I’ll go through them all if necessary, but if anyone has a pooter with an Intel board (945) and Linux which recognises Unrealtek High Definition Audio cards then I’d love to know about it.

Toshiba have dome this deliberately with this model as MS have clearly requested this Vista-only laptop be nobbled for all other OSes. XP doesn’t really work with it either.

I’d be interested to know if this fix on the Mint forums works (Mint is basically Ubuntu made a bit more pretty with non-free drivers pre-installed, so it if it works for one, it may well work for both):

Make a file called snd-hda-intel

copy these two lines into the file:

#options snd-hda-intel position_fix=2 options snd-hda-intel model=auto

Save - paste file in etc/modprobe.d

Also, Realtek offer downloadable codecs gratis from their website.

Ubuntu also has a restricted drivers manager program. It will scan your system for hardware that runs restricted drivers and then prompt you to have it install them.
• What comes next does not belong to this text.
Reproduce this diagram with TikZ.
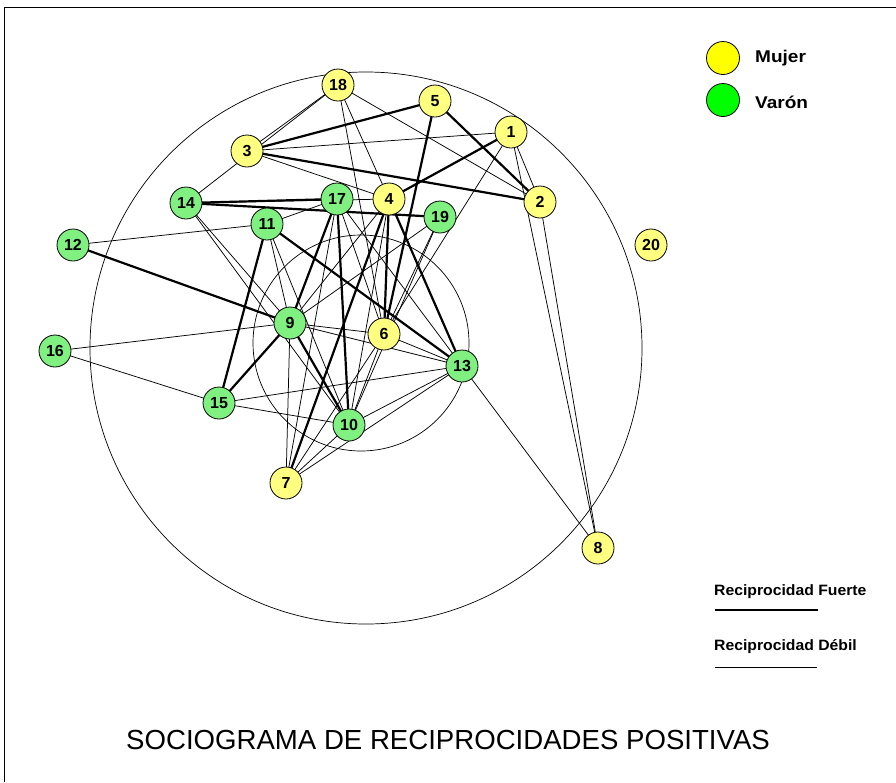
\documentclass[tikz,border=0pt]{standalone}
\usepackage{fontspec}
\setmainfont{Liberation Sans}
\usepackage{graphicx}
\usetikzlibrary{backgrounds}
\definecolor{nyel}{RGB}{255,255,128}
\definecolor{ngrn}{RGB}{128,240,128}
\definecolor{lyel}{RGB}{255,255,0}
\definecolor{lgrn}{RGB}{0,255,0}
\begin{document}
\begin{tikzpicture}[x=1pt,y=-1pt,
  pers/.style={circle, draw=black, line width=0.8pt, minimum size=32pt, inner sep=0pt, font=\fontsize{16}{16}\selectfont\bfseries},
  muj/.style={pers, fill=nyel},
  var/.style={pers, fill=ngrn},
  weak/.style={line width=0.75pt},
  strong/.style={line width=2.2pt},
  legtxt/.style={anchor=west, inner sep=0pt, font=\fontsize{15}{15}\selectfont\bfseries}]
\useasboundingbox (0,0) rectangle (896,782);
\draw[line width=1pt] (4,782) -- (4,7) -- (896,7);

% persons
\node[muj] (n18) at (338,85) {18};
\node[muj] (n5) at (435,101) {5};
\node[muj] (n1) at (511,132) {1};
\node[muj] (n3) at (247,151) {3};
\node[muj] (n2) at (540,202) {2};
\node[var] (n14) at (186,203) {14};
\node[var] (n17) at (337,199) {17};
\node[muj] (n4) at (389,199) {4};
\node[var] (n19) at (440,217) {19};
\node[var] (n11) at (267,224) {11};
\node[var] (n12) at (73,245) {12};
\node[muj] (n20) at (651,245) {20};
\node[var] (n9) at (290,323) {9};
\node[muj] (n6) at (384,334) {6};
\node[var] (n16) at (55,351) {16};
\node[var] (n13) at (462,366) {13};
\node[var] (n15) at (219,403) {15};
\node[var] (n10) at (349,425) {10};
\node[muj] (n7) at (286,483) {7};
\node[muj] (n8) at (598,548) {8};

\begin{scope}[on background layer]
\draw[line width=0.7pt] (366,348) circle [radius=276pt];
\draw[line width=0.7pt] (361,343) circle [radius=108pt];
\foreach \a/\b in {3/5,3/2,5/2,5/6,1/4,14/17,14/19,17/9,17/10,4/6,4/7,4/13,11/13,11/15,9/15,12/9,9/10}
  \draw[strong] (n\a.center) -- (n\b.center);
\foreach \a/\b in {18/3,18/14,18/2,18/4,18/6,1/3,1/2,1/8,1/6,2/8,3/4,14/4,14/9,14/10,17/11,17/6,17/13,17/7,11/12,11/9,11/10,9/16,9/6,9/13,9/19,9/7,16/15,15/10,15/13,6/13,6/10,6/7,6/19,19/10,10/13,7/13,7/10,13/8,4/10,4/9}
  \draw[weak] (n\a.center) -- (n\b.center);
\end{scope}

% legend
\node[circle, draw=black, line width=0.8pt, fill=lyel, minimum size=33pt, inner sep=0pt] (lm) at (723,58) {};
\node[circle, draw=black, line width=0.8pt, fill=lgrn, minimum size=33pt, inner sep=0pt] (lv) at (723,100) {};
\node[legtxt, font=\fontsize{17}{17}\selectfont\bfseries] (tm) at (755,58) {\scalebox{1.12}[1]{Mujer}};
\node[legtxt, font=\fontsize{17}{17}\selectfont\bfseries] (tv) at (755,102) {\scalebox{1.12}[1]{Varón}};

\node[legtxt] (tf) at (714,592) {\scalebox{1.05}[1]{Reciprocidad Fuerte}};
\coordinate (f1) at (715,610);
\coordinate (f2) at (818,610);
\draw[strong] (f1) -- (f2);
\node[legtxt] (td) at (714,647) {\scalebox{1.05}[1]{Reciprocidad Débil}};
\coordinate (d1) at (715,667);
\coordinate (d2) at (817,667);
\draw[weak] (d1) -- (d2);

\node (title) at (448,740) {\fontsize{27.6}{30}\selectfont SOCIOGRAMA DE RECIPROCIDADES POSITIVAS};
\end{tikzpicture}
\end{document}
But I think you have to enable it first in Synaptic or APT-get.

That should be supported in the kernel beginning with 2.6.12-r9. I believe now is 2.6.24 (at least my current version on Arch Linux) http://gentoo-wiki.com/HARDWARE_Intel_945G

Also instead of downloading the DVD from Opensuse, you can just choose a desktop (Gnome or KDE) and download the CD version.
http://software.opensuse.org/

Intel is pretty good about publishing open source drivers for linux.

If your still not getting any sound, open a terminal as root and try

alsaconf

and let this script autodetect your sound

Some people have had luck installing Ubuntu on an M100. You might want to try the new Hardy when it comes out later this month. By the way, sound should work through the headphones jack.
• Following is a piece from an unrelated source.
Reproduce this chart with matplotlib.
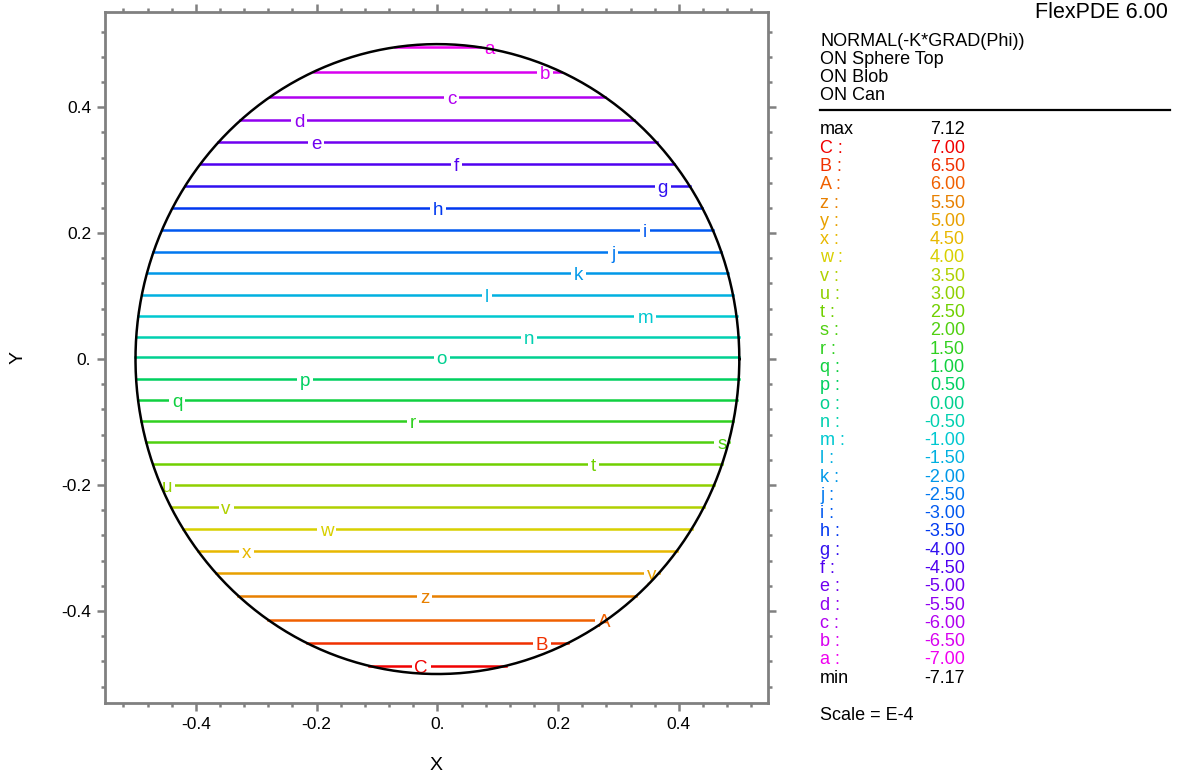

The blog from one guy who had Ubuntu 7.04 running:
http://linuxtroubles.blogspot.com/2007/05/installing-ubuntu-704-on-toshiba.html

Posting your question on a forum is a good way to find your answer. And contacting others with the same model notebook is a way to form a community that can help each other. I’ve got an Acer 6291 or an Asus A8Sc so I can’t specifically give advice. But I looked around and found info online that the accessory CD that may have come with your M100 should have drivers for both Windows and Linux.